Burnhisel was himself examined as witness, when this question was asked and this answer given:
"Question. At what rate of interest was the computation made to meet the amount of the two notes of April 26, 1872?"
"Answer. The principal at 25 percent per annum and the interest which had accrued up to the 1st of August, 1871, at the rate of 10 percent per annum, up to the date of the said two notes. There was no interest computed on the Pond note in the settlement of 1872, the same being put in at $951, just what I actually paid."
Wright having been decreed a bankrupt within less than four months after the last two notes, and the mortgage to secure them was given, Firman, the assignee, filed a bill alleging that the mortgage was void under the thirty-fifth section of the Bankrupt Act. The bill set out fully all the notes and mortgages.
That section enacts that
"If any person, being insolvent, within four months before the filing of the petition against him, with a view to give preference to any creditor or person having a claim against him, makes any pledge or conveyance of any part of his property, the person receiving such pledge or conveyance or to be benefited thereby having reasonable cause to believe such person insolvent, and such pledge or conveyance is made in fraud of the provisions of this act, the same shall be void and the assignee may recover the property or the value of it from the person receiving it or so to be benefited."
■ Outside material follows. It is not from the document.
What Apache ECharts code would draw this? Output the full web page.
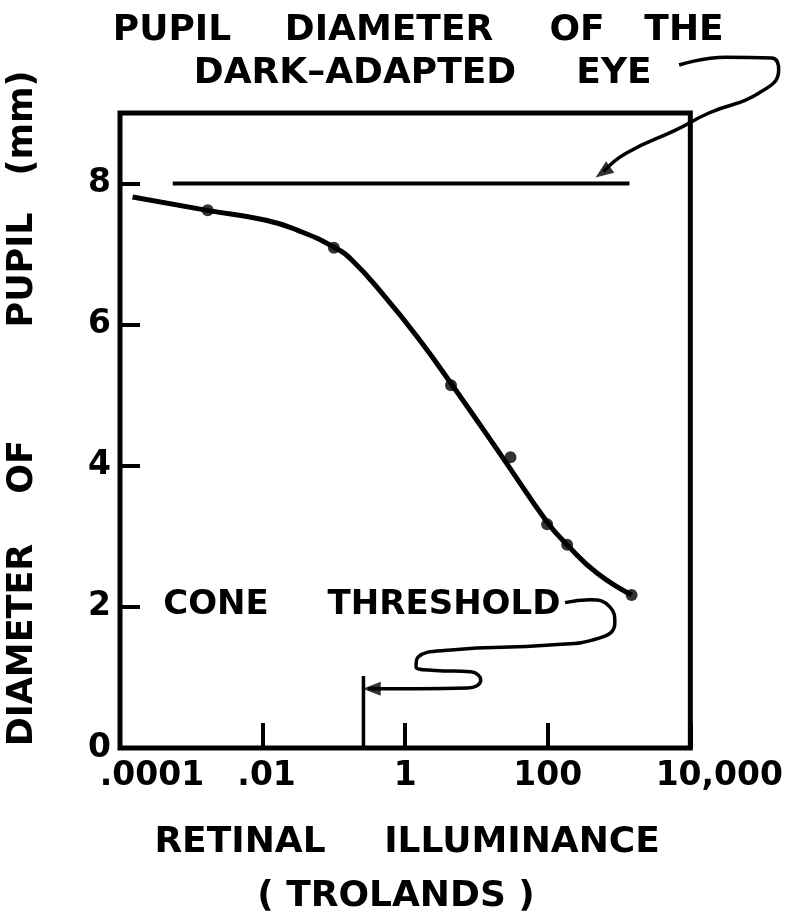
<!DOCTYPE html>
<html>
<head>
<meta charset="utf-8">
<script src="https://cdn.jsdelivr.net/npm/echarts@6/dist/echarts.min.js"></script>
<style>
html, body { margin: 0; padding: 0; background: #fff; }
#main { width: 786px; height: 920px; }
</style>
</head>
<body>
<div id="main"></div>
<script>
// smooth pupil curve, retinal illuminance (trolands) vs pupil diameter (mm)
var curveX = [1.5e-4, 1.68e-3, 0.0112, 0.0323, 0.099, 0.177, 0.526, 1.52, 4.38, 23.2, 98.4, 187, 490, 1507];
var curveY = [7.81, 7.62, 7.48, 7.33, 7.10, 6.92, 6.39, 5.81, 5.17, 4.12, 3.20, 2.88, 2.48, 2.17];
// measured points
var pointX = [1.7e-3, 0.1, 4.4, 30, 98, 187, 1500];
var pointY = [7.62, 7.09, 5.14, 4.12, 3.17, 2.88, 2.17];
// dark-adapted pupil line
var darkX = [5.5e-4, 1400];
var darkY = [8, 8];
// cone threshold marker
var coneX = [0.26, 0.26];
var coneY = [0, 1.02];
// annotation arrows
var eyeArrowX = [6400, 28800, 126000, 158000, 83000, 16700, 5800, 1160, 560];
var eyeArrowY = [9.68, 9.79, 9.78, 9.61, 9.28, 9.0, 8.76, 8.43, 8.17];
var coneArrowX = [175, 391, 743, 873, 540, 108, 4.4, 1.52, 1.42, 2.62, 8.3, 11.5, 7.55, 1.52, 0.42, 0.3];
var coneArrowY = [2.06, 2.10, 2.00, 1.77, 1.56, 1.46, 1.39, 1.29, 1.15, 1.1, 1.08, 0.96, 0.85, 0.84, 0.84, 0.84];
var headX = [594, 0.34];
var headY = [8.16, 0.84];
var headRotate = [126, 90];
// tick labels
var xTickExp = [-4, -2, 0, 2, 4];
var xTickLabels = ['.0001', '.01', '1', '100', '10,000'];
var xTickStyle = ['l', 'a', 'n', 'n', 'r'];

var FONT = '"DejaVu Sans", sans-serif';
var DECADE = 574 / 8;

function pairs(xs, ys) {
    return xs.map(function (x, i) { return [x, ys[i]]; });
}
function rs(pad) {
    return { padding: [0, 0, 0, pad], fontSize: 33, fontWeight: 'bold', fontFamily: FONT, color: '#000' };
}
function word(text, x, y, size, rot) {
    return {
        type: 'text', x: x, y: y, rotation: rot || 0,
        style: { text: text, font: 'bold ' + size + 'px ' + FONT, fill: '#000', align: 'center', verticalAlign: 'middle' }
    };
}

var chart = echarts.init(document.getElementById('main'));
var option = {
    backgroundColor: '#fff',
    animation: false,
    grid: [
        { left: 120, top: 113, width: 574, height: 635, show: true, borderColor: '#000', borderWidth: 5 },
        // same scale from 1 to 2e5: lets the arrow run past the frame
        { left: 120 + 4 * DECADE, top: 113, width: Math.log10(2e5) * DECADE, height: 635, show: false }
    ],
    xAxis: [{
        type: 'log', logBase: 10, min: 1e-4, max: 1e4, interval: 2, splitNumber: 4,
        axisLine: { show: false },
        axisTick: { show: true, inside: true, length: 25, lineStyle: { color: '#000', width: 4 } },
        splitLine: { show: false },
        axisLabel: {
            margin: 12, showMinLabel: true, showMaxLabel: true,
            fontSize: 33, fontWeight: 'bold', fontFamily: FONT, color: '#000',
            formatter: function (v) {
                var i = xTickExp.indexOf(Math.round(Math.log10(v)));
                if (i < 0) return '';
                return '{' + xTickStyle[i] + '|' + xTickLabels[i] + '}';
            },
            rich: { l: rs(64), a: rs(8), n: rs(0), r: rs(58) }
        }
    }, {
        type: 'log', logBase: 10, min: 1, max: 2e5, gridIndex: 1, show: false
    }],
    yAxis: [{
        type: 'value', min: 0, max: 9, interval: 2,
        axisLine: { show: false },
        axisTick: { show: true, inside: true, length: 20, lineStyle: { color: '#000', width: 4 } },
        splitLine: { show: false },
        axisLabel: {
            margin: 9, fontSize: 33, fontWeight: 'bold', fontFamily: FONT, color: '#000',
            formatter: function (v) { return v > 8 ? '' : String(v); }
        }
    }, {
        type: 'value', min: 0, max: 9, gridIndex: 1, show: false
    }],
    graphic: [
        word('PUPIL', 172, 31, 36),
        word('DIAMETER', 389, 31, 36),
        word('OF', 577, 31, 36),
        word('THE', 684, 31, 36),
        word('DARK–ADAPTED', 355, 74, 36),
        word('EYE', 614, 74, 36),
        word('DIAMETER', 23, 645, 35, Math.PI / 2),
        word('OF', 23, 467, 35, Math.PI / 2),
        word('PUPIL', 23, 270, 35, Math.PI / 2),
        word('(mm)', 23, 123, 35, Math.PI / 2),
        word('RETINAL', 240, 843, 36),
        word('ILLUMINANCE', 522, 843, 36),
        word('( TROLANDS )', 396, 897, 36),
        word('CONE', 216, 605, 34),
        word('THRESHOLD', 444, 605, 34)
    ],
    series: [
        {
            type: 'line', data: pairs(curveX, curveY), smooth: 0.5, showSymbol: false,
            lineStyle: { color: '#000', width: 5 }
        },
        {
            type: 'scatter', data: pairs(pointX, pointY), symbol: 'circle', symbolSize: 12,
            itemStyle: { color: '#000' }, z: 5
        },
        {
            type: 'line', data: pairs(darkX, darkY), showSymbol: false,
            lineStyle: { color: '#000', width: 4 }
        },
        {
            type: 'line', data: pairs(coneX, coneY), showSymbol: false,
            lineStyle: { color: '#000', width: 3.5 }
        },
        {
            type: 'line', xAxisIndex: 1, yAxisIndex: 1, data: pairs(eyeArrowX, eyeArrowY),
            smooth: 0.5, showSymbol: false, clip: false,
            lineStyle: { color: '#000', width: 3.5 }
        },
        {
            type: 'line', data: pairs(coneArrowX, coneArrowY), smooth: 0.5, showSymbol: false, clip: false,
            lineStyle: { color: '#000', width: 3.5 }
        },
        {
            type: 'scatter', clip: false, symbol: 'triangle', symbolSize: [14, 18],
            data: headX.map(function (x, i) {
                return { value: [x, headY[i]], symbolRotate: headRotate[i] };
            }),
            itemStyle: { color: '#000' }, z: 6
        }
    ]
};
chart.setOption(option);
</script>
</body>
</html>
By consent of parties, the mortgaged property was sold, and the proceeds ($7,300) being in court, the question was to whom they should be awarded. The counsel of the assignee alleged that there had been a preference made by the last mortgage:
1st. In that interest, in being calculated for more than one year at 25 percent, had been calculated on a basis that created a debt voluntarily, and that this debt -- the interest, namely, for several years at 25 percent -- had now, in April, 1872, and in contemplation of bankruptcy, been first secured by the mortgage then made.
2d. That the old debt, both principal and interest, at 25 percent for one year, and all other lawful interest, had been satisfied, and that the mortgage of April, 1872, was a new security.
The court below held the case fraudulent within the above-quoted section of the Bankrupt Act and awarded the money to the assignee in bankruptcy. From that decree Burnhisel appealed.